Saturday, January 26, 2013

The Nutrition Debate #85: My Goal Weight and the BMI Table

Like many who are overweight, obese or morbidly obese (what a dreadful term!), I have spent a lot of time over the years thinking – dreaming really, about my goal weight. I think this may be especially true of those of us who have finally found a way to lose weight without hunger and now see the pounds dropping off easily. And they are fat pounds, because we have become “fat burners,” through ketosis, enabling us to burn fat for energy by severely restricting our carbohydrate intake. We are always wondering, How far can I go? How far do I really want to go? How thin could I be?

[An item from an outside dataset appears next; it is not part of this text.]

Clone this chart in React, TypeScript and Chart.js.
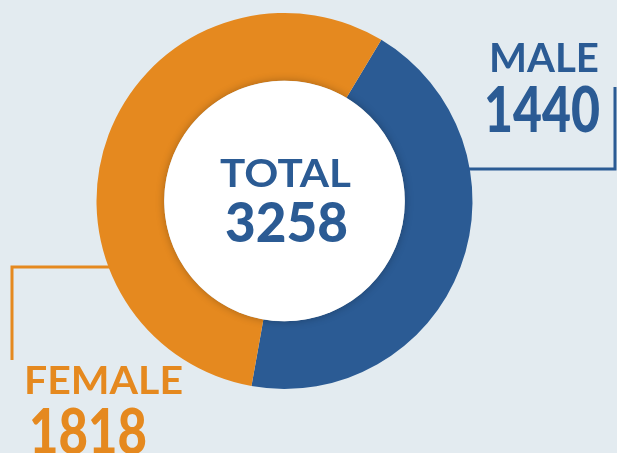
import { useEffect, useRef } from 'react';
import { Chart, registerables } from 'chart.js';

Chart.register(...registerables);

const categories = ['MALE', 'FEMALE'];
const values = [1440, 1818];
const totalLabel = 'TOTAL';
const segmentColors = ['#2B5B94', '#E5891F'];

const BG = '#E3EBF0';
const FONT = 'Lato, "Open Sans", sans-serif';

const overlayPlugin = {
  id: 'overlay',
  afterDraw(chart: any) {
    const ctx: CanvasRenderingContext2D = chart.ctx;
    const arc = chart.getDatasetMeta(0).data[0];
    const { x: cx, y: cy, innerRadius: ir, outerRadius: or } = arc.getProps(
      ['x', 'y', 'innerRadius', 'outerRadius'],
      true
    );
    const total = values.reduce((a, b) => a + b, 0);

    // white center with soft shadow
    ctx.save();
    ctx.shadowColor = 'rgba(0,0,0,0.28)';
    ctx.shadowBlur = 9;
    ctx.beginPath();
    ctx.arc(cx, cy, ir, 0, Math.PI * 2);
    ctx.fillStyle = '#FFFFFF';
    ctx.fill();
    ctx.restore();

    // connector lines
    ctx.save();
    ctx.lineWidth = 3;
    const my = cy - 32;
    const mx = cx + Math.sqrt(or * or - 32 * 32) - 2;
    ctx.strokeStyle = segmentColors[0];
    ctx.beginPath();
    ctx.moveTo(mx, my);
    ctx.lineTo(615, my);
    ctx.lineTo(615, 87);
    ctx.stroke();
    const fy = cy + 66;
    const fx = cx - Math.sqrt(or * or - 66 * 66) + 2;
    ctx.strokeStyle = segmentColors[1];
    ctx.beginPath();
    ctx.moveTo(fx, fy);
    ctx.lineTo(12, fy);
    ctx.lineTo(12, 360);
    ctx.stroke();
    ctx.restore();

    const drawText = (t: string, x: number, y: number, size: number, weight: string, color: string, align: string, targetW?: number) => {
      ctx.save();
      ctx.font = `${weight} ${size}px ${FONT}`;
      ctx.fillStyle = color;
      ctx.textBaseline = 'alphabetic';
      ctx.textAlign = 'left';
      const w = ctx.measureText(t).width;
      const sx = targetW ? targetW / w : 1;
      let left = x;
      if (align === 'center') left = x - (w * sx) / 2;
      ctx.translate(left, y);
      ctx.scale(sx, 1);
      ctx.fillText(t, 0, 0);
      ctx.restore();
    };

    drawText(totalLabel, cx + 1, 187, 39, 'bold', segmentColors[0], 'center', 131);
    drawText(String(total), cx + 2, 242, 56, '900', segmentColors[0], 'center', 123);
    drawText(categories[0], 489, 72, 40, 'bold', segmentColors[0], 'left', 110);
    drawText(String(values[0]), 484, 132, 62, '900', segmentColors[0], 'left', 116);
    drawText(categories[1], 24, 394, 37.5, 'bold', segmentColors[1], 'left', 159);
    drawText(String(values[1]), 29, 454, 62, '900', segmentColors[1], 'left', 118);
  },
};

export default function App() {
  const ref = useRef<HTMLCanvasElement | null>(null);
  useEffect(() => {
    document.body.style.margin = '0';
    const canvas = ref.current!;
    const chart = new Chart(canvas, {
      type: 'doughnut',
      data: {
        labels: categories,
        datasets: [
          {
            data: values,
            backgroundColor: segmentColors,
            borderWidth: 0,
            hoverOffset: 0,
          },
        ],
      },
      options: {
        responsive: false,
        animation: false,
        rotation: 31,
        cutout: '64%',
        layout: { padding: { left: 96.5, right: 144.5, top: 13, bottom: 64 } },
        plugins: {
          legend: { display: false },
          tooltip: { enabled: false },
        },
        events: [],
      },
      plugins: [overlayPlugin],
    });
    return () => chart.destroy();
  }, []);
  return (
    <div style={{ position: 'absolute', left: 0, top: 0, width: 617, height: 453, background: BG, overflow: 'hidden' }}>
      <canvas ref={ref} width={617} height={453} style={{ display: 'block' }} />
    </div>
  );
}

The “experts” tell us not to be too ambitious – to set modest goals, because they know how common it is to fail. They say that even a 10% (or less) weight loss will make a big difference in our health markers, especially for Cardiovascular Disease (CVD). But we can dream, can’t we? We can imagine ourselves as much thinner (if we are more than 10% “overweight,” as many of us now are). As I was seeing two pounds of fat dissolve a week for about a year (about 5 years ago), I imagined that I could be just 187 pounds – half my starting weight of 375 pounds. At my low point I had lost 170 pounds (45% of me), and was just 17 pounds shy of my goal when, on a 3-week vacation, I stopped losing.

Today, after regaining 70 pounds over the last four years, I am starting to lose again. As of this posting I have re-lost 30 pounds (60%) of the 50 I am targeting towards my new goal of 225 pounds. That will represent a loss of 150 pounds (40%) from the start. That weight, 225 lbs, is my new goal weight – the one I will strive to maintain for the rest of my life.

But what do all these numbers mean? My wife told me I would look like a scarecrow if I had lost all 187 pounds. A neighbor who saw me on the street when I was near my low of 205 said, “Are you okay? Are you well?” Funny! Maybe I wouldn’t recognize myself, had I gotten there. Who knows? I certainly would have been a different man – just half the man I used to be, my wife used to joke. And at 225 I will still be clinically classified as obese. But I’ll be happy, for a time.

Goal weight is a very subjective thing. It is purely personal. My present goal is to lose 50 pounds in two stages. I started at 275 and want to get to 225. The first stage, which I started last September, was to lose 25 pounds by year’s end, then 25 more before my next doctor’s appointment in late-April. So the first part required that I persevere through the Thanksgiving and Christmas holidays. I reached the first goal, on January 3rd, a few days late.

The second 25 pounds has to be lost while we are at our winter home in Florida, and includes a week-long vacation in Aruba. I’ve never lost weight, or even been able to maintain my weight, in Florida or on vacation, when we eat out (and drink) every night. But the trip to Aruba is now history – and I made history. I went there at 250 and came home at 250! Now, the challenge is to lose 25 pounds in the next 13 weeks. That’s very doable; just 2 pounds a week. I’ve done it before, many times. The question is: Will I do it in Florida? Will I make history again? I’ll let you know – end of April.

Ideal weight is a total other thing. It is also very subjective, if a bit more impersonal.  What I call my body type (“big boned”) might actually just be my body image from having lived a lifetime looking at it. Why else would there be just one clinical standard in the U.S. (since 1998) for judging weight? It is universal and requires only height and weight and is, in my subjective opinion, totally unrealistic. I am referring, of course, to the Body Mass Index (BMI) table, linked here. In it a person (male or female of any “body type” who is now 5’-11” tall should weigh between 136 and 172 to be considered “normal “weight. The average “normal weight for a person my height would be 150 pounds. That’s ridiculous. It’s skeletal, a mere scarecrow. My father told me he weighed 150 in the Great Depression, and again when he was diagnosed with TB in 1950. After a nine-month stay in hospital put a little flesh on his bones, he weighed 175!

So, my goal weight of 225 pounds is still much higher than my ideal weight. It is in fact 75 pounds higher. It is higher even than the BMI scale range (179 to 208) allows for me to be considered “overweight.” In fact, 225 pounds is still considered “obese” for a 5’ – 11” person. The “obese” range is 215 to 279. But that’s okay. It’s my goal weight.

Lean Body Weight is another term that is sometimes used by athletes (and thin people) with only a small amount of body fat. To me it is a foreign concept, an exotic species.  It is achievable, no doubt, and the most desirable weight to be, if you have the physique ,the genetic predisposition and a history of eating right and staying “trim.” It is also a very useful weight to use when deciding how much protein to eat to avoid unwanted gluconeogenesis if you are a Type 2 diabetic and are working to achieve optimal glucose control and weight loss through diet. But that’s another story.